- Born: Dwight Joyce Ingle September 4, 1907 Latah County, Idaho
- Died: July 28, 1978 (aged 70)
- Education: University of Idaho, University of Minnesota
- Known for: Development of a bioassay that allowed the purification of cortisone
- Awards: Elected to the National Academy of Sciences in 1963
- Scientific career
- Fields: Endocrinology, physiology
- Institutions: University of Chicago
- Thesis: The reversal of fatigue in the adrenalectomized rat by glucose and other agents (1941)
- Doctoral advisor: William Thomas Heron

= Dwight Ingle =

American physiologist and endocrinologist

Dwight Joyce Ingle (September 4, 1907 – July 28, 1978) was an American physiologist and endocrinologist who was the chairman of the physiology department at the University of Chicago. His obituary in the National Academy of Sciences' Biographical Memoirs described him as "a first-rank, pioneering scientist in a new and uncharted field [i.e. endocrinology]."

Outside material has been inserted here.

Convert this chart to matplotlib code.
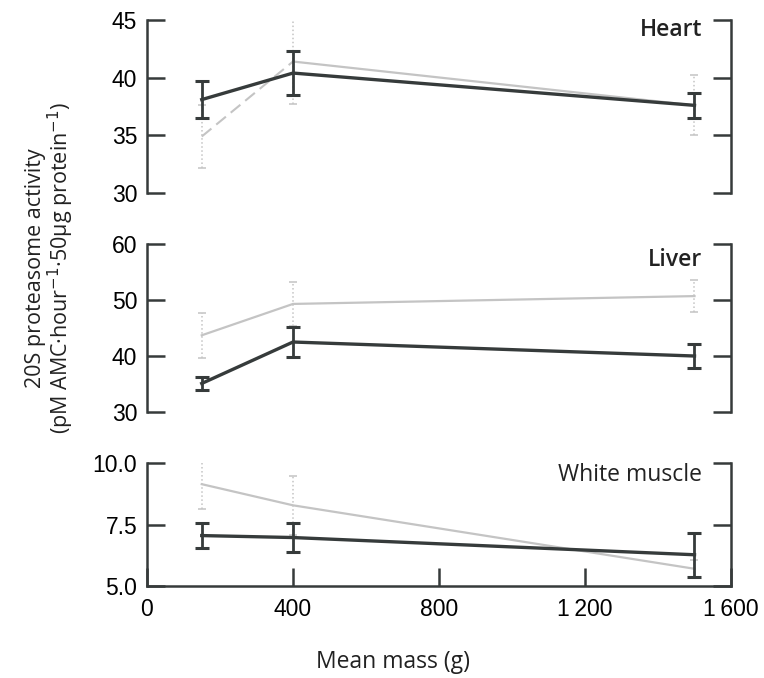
import matplotlib
matplotlib.use('Agg')
import matplotlib.pyplot as plt

# mean body mass groups (g)
mass = [150, 400, 1500]

# 20S proteasome activity, dark series / light series, with error bars
heart_dark = [38.1, 40.4, 37.6]
heart_dark_err = [1.6, 1.9, 1.1]
heart_light = [34.9, 41.4, 37.6]
heart_light_err = [2.7, 3.7, 2.6]

liver_dark = [35.1, 42.5, 40.0]
liver_dark_err = [1.1, 2.6, 2.1]
liver_light = [43.7, 49.3, 50.7]
liver_light_err = [4.0, 3.9, 2.9]

muscle_dark = [7.05, 6.97, 6.27]
muscle_dark_err = [0.5, 0.6, 0.9]
muscle_light = [9.14, 8.28, 5.70]
muscle_light_err = [1.0, 1.2, 0.35]

panel_names = ['Heart', 'Liver', 'White muscle']
panel_ylims = [(30, 45), (30, 60), (5, 10)]
panel_yticks = [[30, 35, 40, 45], [30, 40, 50, 60], [5.0, 7.5, 10.0]]
panel_ylabels = [['30', '35', '40', '45'], ['30', '40', '50', '60'], ['5.0', '7.5', '10.0']]
xticks = [0, 400, 800, 1200, 1600]
xticklabels = ['0', '400', '800', '1\u2009200', '1\u2009600']

DARK = '#363b3b'
LIGHT = '#c4c4c4'
TICK_FONT = ['Liberation Sans Narrow', 'Liberation Sans', 'DejaVu Sans']
TEXT_FONT = ['Open Sans', 'DejaVu Sans']

fig = plt.figure(figsize=(7.64, 6.78), dpi=100)
left, width = 0.1924, 0.7644
boxes = [(0.7153, 0.2552), (0.3923, 0.2478), (0.1357, 0.1814)]
label_y = [0.94, 0.905, 0.90]
series = [
    (heart_dark, heart_dark_err, heart_light, heart_light_err),
    (liver_dark, liver_dark_err, liver_light, liver_light_err),
    (muscle_dark, muscle_dark_err, muscle_light, muscle_light_err),
]

for i, ((bottom, height), (d, de, l, le)) in enumerate(zip(boxes, series)):
    ax = fig.add_axes([left, bottom, width, height])
    # light series first, error bars dotted
    eb = ax.errorbar(mass, l, yerr=le, fmt='none', ecolor=LIGHT, elinewidth=1.1,
                     capsize=3, capthick=1.1, zorder=2)
    eb[2][0].set_linestyle(':')
    if i == 0:
        ax.plot(mass[:2], l[:2], color=LIGHT, lw=1.5, ls=(0, (6, 3)), zorder=2)
        ax.plot(mass[1:], l[1:], color=LIGHT, lw=1.6, zorder=2)
    else:
        ax.plot(mass, l, color=LIGHT, lw=1.6, zorder=2)
    ax.errorbar(mass, d, yerr=de, color=DARK, lw=2.4, elinewidth=2.0,
                capsize=5, capthick=2.2, zorder=3)

    ax.set_xlim(0, 1600)
    ax.set_ylim(*panel_ylims[i])
    ax.set_yticks(panel_yticks[i])
    ax.set_yticklabels(panel_ylabels[i], family=TICK_FONT, fontsize=16.5)
    ax.tick_params(axis='y', direction='in', length=13, width=1.8, color=DARK,
                   left=True, right=True, pad=7)
    for s in ['left', 'right', 'bottom']:
        ax.spines[s].set_linewidth(1.8)
        ax.spines[s].set_color(DARK)
    ax.spines['top'].set_visible(False)
    if i < 2:
        ax.spines['bottom'].set_visible(False)
        ax.set_xticks([])
    else:
        ax.set_xticks(xticks)
        ax.set_xticklabels(xticklabels, family=TICK_FONT, fontsize=16.5)
        ax.tick_params(axis='x', direction='in', length=13, width=1.8, color=DARK, pad=9)
    weight = 'semibold' if i < 2 else 'normal'
    ax.text(0.95, label_y[i], panel_names[i], transform=ax.transAxes,
            ha='right', va='center', family=TEXT_FONT, fontsize=16.5, weight=weight, color='#222222')
    ax.patch.set_visible(False)

fig.text(0.514, 0.024, 'Mean mass (g)', ha='center', va='center',
         family=TEXT_FONT, fontsize=16.5, color='#222222')
fig.text(0.046, 0.605, '20S proteasome activity', rotation=90, ha='center', va='center',
         family=TEXT_FONT, fontsize=15.5, color='#222222')
fig.text(0.080, 0.605, '(pM AMC\u00b7hour$^{-1}$\u00b750\u03bcg protein$^{-1}$)', rotation=90,
         ha='center', va='center', family=TEXT_FONT, fontsize=15.5, color='#222222')

fig.savefig('out.png', dpi=100)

Ingle is known for his development of a bioassay for adrenocortical hormones in rats that was used to purify cortisone. He conducted much of the research that led to the development of this assay while working at the company Upjohn. He later resigned from Upjohn after the company's owner insisted on marketing a compound that showed no activity when tested with Ingle's own assay. He also conducted pioneering research on the ergogenic effects of exposure to glucocorticoids.

He was also known for his controversial views on race and intelligence, arguing in 1961 that "there are reasons for thinking that racial differences in intelligence may be real", and for his criticisms of desegregation efforts, arguing that "the random mixing of races in schools and housing...[was] neither scientifically sound nor morally right."

When weighing in on the 'population problem' and the debate on federally funded sterilization of welfare beneficiaries, he is quoted as saying, "millions of people are unqualified for parenthood and should remain childless." As such, he was a well-known eugenicist.

Ingle was the founding editor-in-chief of Perspectives in Biology and Medicine, which was the first academic journal dedicated exclusively to the publication of essays. He served as the president of the Endocrine Society from 1959 to 1960. He was also a member of the National Academy of Sciences, a fellow of the American Association for the Advancement of Science, and a fellow of the American Academy of Arts and Sciences.